## [TO BE DONE]
Return the listing below verbatim. Pictures do not belong in the copy.

## [EXERCISE INPUT]
********

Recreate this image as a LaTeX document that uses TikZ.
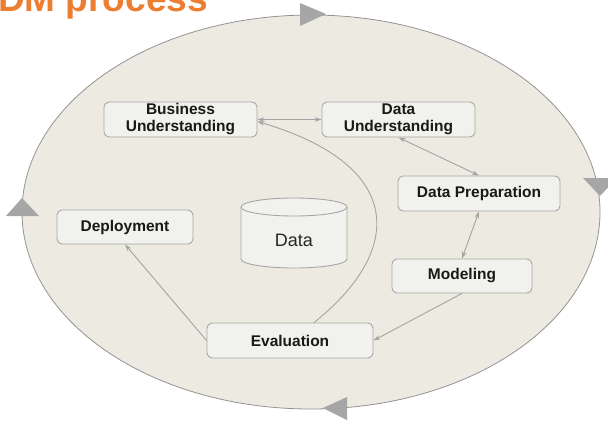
\documentclass[tikz,border=0pt]{standalone}
\usepackage{fontspec}
\setmainfont{Liberation Sans}
\usetikzlibrary{arrows.meta}
\definecolor{bgbeige}{HTML}{EDEBE1}
\definecolor{boxfill}{HTML}{F1F1ED}
\definecolor{boxline}{HTML}{A6A6A6}
\definecolor{conn}{HTML}{A3A3A3}
\definecolor{tri}{HTML}{A6A6A6}
\definecolor{titleorange}{HTML}{ED7D31}
\newcommand{\twoline}[2]{\raisebox{-1.5pt}{\begin{tabular}{@{}c@{}}#1\\#2\end{tabular}}}
\tikzset{
  stagebox/.style={draw=boxline, line width=0.9pt, fill=boxfill, rounded corners=5pt,
    font=\fontsize{15.5}{16.5}\selectfont\bfseries, align=center, inner sep=0pt, text=black!90},
  conn/.style={draw=conn, line width=0.9pt, -{Stealth[length=7pt,width=4.5pt]}},
  dconn/.style={draw=conn, line width=0.9pt, {Stealth[length=7pt,width=4.5pt]}-{Stealth[length=7pt,width=4.5pt]}},
  cyctri/.style={fill=tri, draw=none}
}
\begin{document}
\begin{tikzpicture}[x=1pt,y=-1pt]
\useasboundingbox (0,0) rectangle (608,421);
% title (cut off at top)
\node[anchor=base west, inner sep=0pt, text=titleorange, font=\fontsize{37}{40}\selectfont\bfseries] (title) at (-2,11) {DM process};
% big ellipse
\draw[fill=bgbeige, draw=gray!85, line width=0.8pt] (311,212) ellipse [x radius=289, y radius=197];
% cycle triangles
\fill[cyctri] (300,3) -- (300,26) -- (326,14) -- cycle;
\fill[cyctri] (583,178) -- (617,178) -- (600,196) -- cycle;
\fill[cyctri] (6,216) -- (39,216) -- (22,198) -- cycle;
\fill[cyctri] (347,397) -- (347,420) -- (323,408) -- cycle;
% stage boxes
\node[stagebox, minimum width=153, minimum height=35] (bu) at (180.5,119.5) {\twoline{Business}{Understanding}};
\node[stagebox, minimum width=153, minimum height=35] (du) at (398.5,119.5) {\twoline{Data}{Understanding}};
\node[stagebox, minimum width=162, minimum height=35] (dp) at (479,193.5) {Data Preparation};
\node[stagebox, minimum width=140, minimum height=34] (mod) at (462,276) {Modeling};
\node[stagebox, minimum width=166, minimum height=35] (ev) at (290,340.5) {Evaluation};
\node[stagebox, minimum width=136, minimum height=34] (dep) at (125,227) {Deployment};
% data cylinder
\draw[draw=boxline, line width=0.9pt, fill=boxfill]
  (241,207) -- (241,259) arc[start angle=180, end angle=0, x radius=53, y radius=9]
  -- (347,207) arc[start angle=0, end angle=-180, x radius=53, y radius=9] -- cycle;
\draw[draw=boxline, line width=0.9pt] (241,207) arc[start angle=180, end angle=0, x radius=53, y radius=9];
\node[font=\fontsize{18}{20}\selectfont, text=black!85] (data) at (294,240) {Data};
% connectors
\draw[dconn] (bu.east) -- (du.west);
\draw[dconn] (du.south) -- (dp.north);
\draw[dconn] (dp.south) -- (mod.north);
\draw[conn] (mod.south) -- (ev.east);
\draw[conn] (ev.west) -- (dep.south);
\draw[conn] ([xshift=24pt]ev.north) .. controls (405,250) and (405,165) .. ([yshift=-2pt]bu.east);
\end{tikzpicture}
\end{document}
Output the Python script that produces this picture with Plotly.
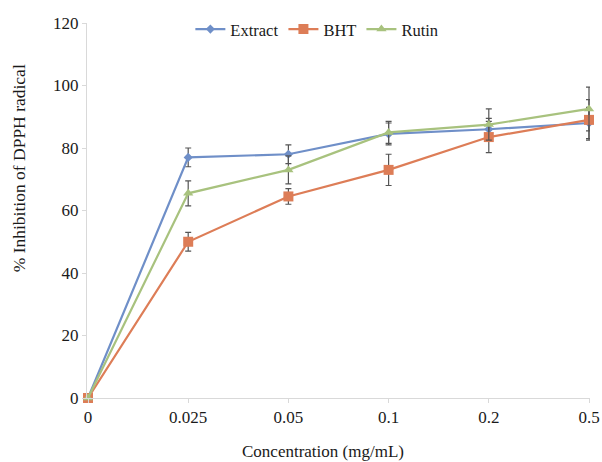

********

## [THE ANSWER]
Recreate this image as a LaTeX document that uses TikZ.
\documentclass[tikz,border=0pt]{standalone}
\usepackage{fontspec}
\setmainfont{Liberation Sans}
\usetikzlibrary{arrows.meta}
\definecolor{bgbeige}{HTML}{EDEBE1}
\definecolor{boxfill}{HTML}{F1F1ED}
\definecolor{boxline}{HTML}{A6A6A6}
\definecolor{conn}{HTML}{A3A3A3}
\definecolor{tri}{HTML}{A6A6A6}
\definecolor{titleorange}{HTML}{ED7D31}
\newcommand{\twoline}[2]{\raisebox{-1.5pt}{\begin{tabular}{@{}c@{}}#1\\#2\end{tabular}}}
\tikzset{
  stagebox/.style={draw=boxline, line width=0.9pt, fill=boxfill, rounded corners=5pt,
    font=\fontsize{15.5}{16.5}\selectfont\bfseries, align=center, inner sep=0pt, text=black!90},
  conn/.style={draw=conn, line width=0.9pt, -{Stealth[length=7pt,width=4.5pt]}},
  dconn/.style={draw=conn, line width=0.9pt, {Stealth[length=7pt,width=4.5pt]}-{Stealth[length=7pt,width=4.5pt]}},
  cyctri/.style={fill=tri, draw=none}
}
\begin{document}
\begin{tikzpicture}[x=1pt,y=-1pt]
\useasboundingbox (0,0) rectangle (608,421);
% title (cut off at top)
\node[anchor=base west, inner sep=0pt, text=titleorange, font=\fontsize{37}{40}\selectfont\bfseries] (title) at (-2,11) {DM process};
% big ellipse
\draw[fill=bgbeige, draw=gray!85, line width=0.8pt] (311,212) ellipse [x radius=289, y radius=197];
% cycle triangles
\fill[cyctri] (300,3) -- (300,26) -- (326,14) -- cycle;
\fill[cyctri] (583,178) -- (617,178) -- (600,196) -- cycle;
\fill[cyctri] (6,216) -- (39,216) -- (22,198) -- cycle;
\fill[cyctri] (347,397) -- (347,420) -- (323,408) -- cycle;
% stage boxes
\node[stagebox, minimum width=153, minimum height=35] (bu) at (180.5,119.5) {\twoline{Business}{Understanding}};
\node[stagebox, minimum width=153, minimum height=35] (du) at (398.5,119.5) {\twoline{Data}{Understanding}};
\node[stagebox, minimum width=162, minimum height=35] (dp) at (479,193.5) {Data Preparation};
\node[stagebox, minimum width=140, minimum height=34] (mod) at (462,276) {Modeling};
\node[stagebox, minimum width=166, minimum height=35] (ev) at (290,340.5) {Evaluation};
\node[stagebox, minimum width=136, minimum height=34] (dep) at (125,227) {Deployment};
% data cylinder
\draw[draw=boxline, line width=0.9pt, fill=boxfill]
  (241,207) -- (241,259) arc[start angle=180, end angle=0, x radius=53, y radius=9]
  -- (347,207) arc[start angle=0, end angle=-180, x radius=53, y radius=9] -- cycle;
\draw[draw=boxline, line width=0.9pt] (241,207) arc[start angle=180, end angle=0, x radius=53, y radius=9];
\node[font=\fontsize{18}{20}\selectfont, text=black!85] (data) at (294,240) {Data};
% connectors
\draw[dconn] (bu.east) -- (du.west);
\draw[dconn] (du.south) -- (dp.north);
\draw[dconn] (dp.south) -- (mod.north);
\draw[conn] (mod.south) -- (ev.east);
\draw[conn] (ev.west) -- (dep.south);
\draw[conn] ([xshift=24pt]ev.north) .. controls (405,250) and (405,165) .. ([yshift=-2pt]bu.east);
\end{tikzpicture}
\end{document}
Output the Python script that produces this picture with Plotly.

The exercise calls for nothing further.